* _TO DO_
Images are not part of the copy; transcribe all the data exactly.
★ ★ ★ ★ ★ ★ ★
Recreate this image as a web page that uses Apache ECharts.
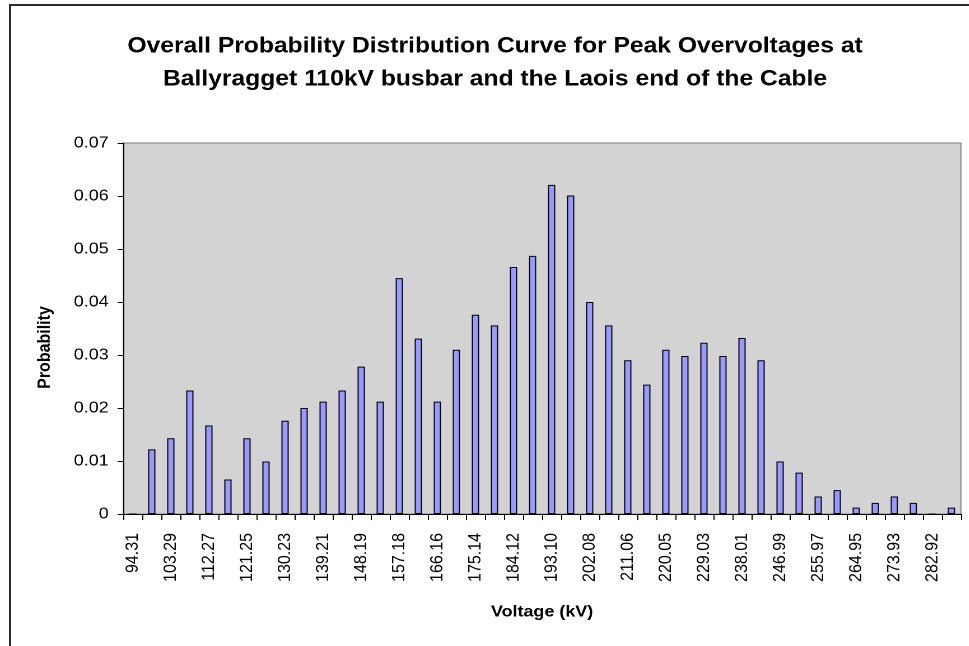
<!DOCTYPE html>
<html>
<head>
<meta charset="utf-8">
<script src="https://cdn.jsdelivr.net/npm/echarts@6/dist/echarts.min.js"></script>
<style>
  html, body { margin: 0; padding: 0; background: #ffffff; overflow: hidden; }
  /* the chart is laid out in a narrower box and widened horizontally */
  #chart { width: 865px; height: 646px; transform: scaleX(1.12); transform-origin: 0 0; }
</style>
</head>
<body>
<div id="chart"></div>
<script>
// Voltage bins (kV)
const voltages = [
  '94.31', '98.80', '103.29', '107.78', '112.27', '116.76', '121.25', '125.74',
  '130.23', '134.72', '139.21', '143.70', '148.19', '152.69', '157.18', '161.67',
  '166.16', '170.65', '175.14', '179.63', '184.12', '188.61', '193.10', '197.59',
  '202.08', '206.57', '211.06', '215.56', '220.05', '224.54', '229.03', '233.52',
  '238.01', '242.50', '246.99', '251.48', '255.97', '260.46', '264.95', '269.44',
  '273.93', '278.42', '282.92', '287.41'
];

// Probability of each bin
const probability = [
  0, 0.0122, 0.0143, 0.0233, 0.0167, 0.0065, 0.0143, 0.0099,
  0.0176, 0.0200, 0.0212, 0.0233, 0.0278, 0.0212, 0.0445, 0.0331,
  0.0212, 0.0310, 0.0376, 0.0356, 0.0466, 0.0487, 0.0621, 0.0601,
  0.0400, 0.0356, 0.0290, 0.0244, 0.0310, 0.0298, 0.0323, 0.0298,
  0.0332, 0.0290, 0.0099, 0.0078, 0.0033, 0.0045, 0.0012, 0.0021,
  0.0033, 0.0021, 0, 0.0012
];

const titleLines = [
  'Overall Probability Distribution Curve for Peak Overvoltages at',
  'Ballyragget 110kV busbar and the Laois end of the Cable'
];
const xName = 'Voltage (kV)';
const yName = 'Probability';

const font = 'Arial, "Liberation Sans", sans-serif';
const chart = echarts.init(document.getElementById('chart'), null, {
  renderer: 'canvas',
  devicePixelRatio: 2
});

chart.setOption({
  animation: false,
  backgroundColor: '#ffffff',
  title: {
    text: titleLines.join('\n'),
    left: 437,
    textAlign: 'center',
    top: 25,
    textStyle: {
      fontFamily: font,
      fontSize: 22,
      fontWeight: 'bold',
      color: '#000000',
      lineHeight: 33
    }
  },
  graphic: [{
    type: 'rect',
    shape: { x: 9, y: 5, width: 1000, height: 700 },
    style: { fill: 'none', stroke: '#2a2a2a', lineWidth: 2 },
    silent: true,
    z: 100
  }],
  grid: {
    left: 110,
    top: 143,
    right: 7,
    bottom: 132,
    show: true,
    backgroundColor: '#d3d3d3',
    borderColor: '#808080',
    borderWidth: 1
  },
  xAxis: {
    type: 'category',
    data: voltages,
    boundaryGap: true,
    name: xName,
    nameLocation: 'middle',
    nameGap: 90,
    nameTextStyle: { fontFamily: font, fontSize: 16, fontWeight: 'bold', color: '#000' },
    axisLine: { show: true, lineStyle: { color: '#000', width: 1 } },
    axisTick: { show: true, interval: 0, length: 6, lineStyle: { color: '#000' } },
    axisLabel: {
      interval: 1,
      rotate: 90,
      margin: 19,
      fontFamily: font,
      fontSize: 16,
      color: '#000'
    },
    splitLine: { show: false }
  },
  yAxis: {
    type: 'value',
    min: 0,
    max: 0.07,
    interval: 0.01,
    name: yName,
    nameLocation: 'middle',
    nameGap: 62,
    nameRotate: 90,
    nameTextStyle: {
      fontFamily: font, fontSize: 16, fontWeight: 'bold', color: '#000',
      padding: [0, 38, 0, 0]
    },
    axisLine: { show: true, lineStyle: { color: '#000', width: 1 } },
    axisTick: { show: true, length: 5, lineStyle: { color: '#000' } },
    axisLabel: {
      margin: 13,
      fontFamily: font,
      fontSize: 16,
      color: '#000',
      formatter: v => (v === 0 ? '0' : v.toFixed(2))
    },
    splitLine: { show: false }
  },
  series: [{
    type: 'bar',
    data: probability,
    barWidth: 6.5,
    itemStyle: {
      color: '#9999ff',
      borderColor: '#000000',
      borderWidth: 1
    }
  }]
});
</script>
</body>
</html>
★ ★ ★ ★ ★ ★ ★
* _REPLY_
Recreate this image as a web page that uses Apache ECharts.
<!DOCTYPE html>
<html>
<head>
<meta charset="utf-8">
<script src="https://cdn.jsdelivr.net/npm/echarts@6/dist/echarts.min.js"></script>
<style>
  html, body { margin: 0; padding: 0; background: #ffffff; overflow: hidden; }
  /* the chart is laid out in a narrower box and widened horizontally */
  #chart { width: 865px; height: 646px; transform: scaleX(1.12); transform-origin: 0 0; }
</style>
</head>
<body>
<div id="chart"></div>
<script>
// Voltage bins (kV)
const voltages = [
  '94.31', '98.80', '103.29', '107.78', '112.27', '116.76', '121.25', '125.74',
  '130.23', '134.72', '139.21', '143.70', '148.19', '152.69', '157.18', '161.67',
  '166.16', '170.65', '175.14', '179.63', '184.12', '188.61', '193.10', '197.59',
  '202.08', '206.57', '211.06', '215.56', '220.05', '224.54', '229.03', '233.52',
  '238.01', '242.50', '246.99', '251.48', '255.97', '260.46', '264.95', '269.44',
  '273.93', '278.42', '282.92', '287.41'
];

// Probability of each bin
const probability = [
  0, 0.0122, 0.0143, 0.0233, 0.0167, 0.0065, 0.0143, 0.0099,
  0.0176, 0.0200, 0.0212, 0.0233, 0.0278, 0.0212, 0.0445, 0.0331,
  0.0212, 0.0310, 0.0376, 0.0356, 0.0466, 0.0487, 0.0621, 0.0601,
  0.0400, 0.0356, 0.0290, 0.0244, 0.0310, 0.0298, 0.0323, 0.0298,
  0.0332, 0.0290, 0.0099, 0.0078, 0.0033, 0.0045, 0.0012, 0.0021,
  0.0033, 0.0021, 0, 0.0012
];

const titleLines = [
  'Overall Probability Distribution Curve for Peak Overvoltages at',
  'Ballyragget 110kV busbar and the Laois end of the Cable'
];
const xName = 'Voltage (kV)';
const yName = 'Probability';

const font = 'Arial, "Liberation Sans", sans-serif';
const chart = echarts.init(document.getElementById('chart'), null, {
  renderer: 'canvas',
  devicePixelRatio: 2
});

chart.setOption({
  animation: false,
  backgroundColor: '#ffffff',
  title: {
    text: titleLines.join('\n'),
    left: 437,
    textAlign: 'center',
    top: 25,
    textStyle: {
      fontFamily: font,
      fontSize: 22,
      fontWeight: 'bold',
      color: '#000000',
      lineHeight: 33
    }
  },
  graphic: [{
    type: 'rect',
    shape: { x: 9, y: 5, width: 1000, height: 700 },
    style: { fill: 'none', stroke: '#2a2a2a', lineWidth: 2 },
    silent: true,
    z: 100
  }],
  grid: {
    left: 110,
    top: 143,
    right: 7,
    bottom: 132,
    show: true,
    backgroundColor: '#d3d3d3',
    borderColor: '#808080',
    borderWidth: 1
  },
  xAxis: {
    type: 'category',
    data: voltages,
    boundaryGap: true,
    name: xName,
    nameLocation: 'middle',
    nameGap: 90,
    nameTextStyle: { fontFamily: font, fontSize: 16, fontWeight: 'bold', color: '#000' },
    axisLine: { show: true, lineStyle: { color: '#000', width: 1 } },
    axisTick: { show: true, interval: 0, length: 6, lineStyle: { color: '#000' } },
    axisLabel: {
      interval: 1,
      rotate: 90,
      margin: 19,
      fontFamily: font,
      fontSize: 16,
      color: '#000'
    },
    splitLine: { show: false }
  },
  yAxis: {
    type: 'value',
    min: 0,
    max: 0.07,
    interval: 0.01,
    name: yName,
    nameLocation: 'middle',
    nameGap: 62,
    nameRotate: 90,
    nameTextStyle: {
      fontFamily: font, fontSize: 16, fontWeight: 'bold', color: '#000',
      padding: [0, 38, 0, 0]
    },
    axisLine: { show: true, lineStyle: { color: '#000', width: 1 } },
    axisTick: { show: true, length: 5, lineStyle: { color: '#000' } },
    axisLabel: {
      margin: 13,
      fontFamily: font,
      fontSize: 16,
      color: '#000',
      formatter: v => (v === 0 ? '0' : v.toFixed(2))
    },
    splitLine: { show: false }
  },
  series: [{
    type: 'bar',
    data: probability,
    barWidth: 6.5,
    itemStyle: {
      color: '#9999ff',
      borderColor: '#000000',
      borderWidth: 1
    }
  }]
});
</script>
</body>
</html>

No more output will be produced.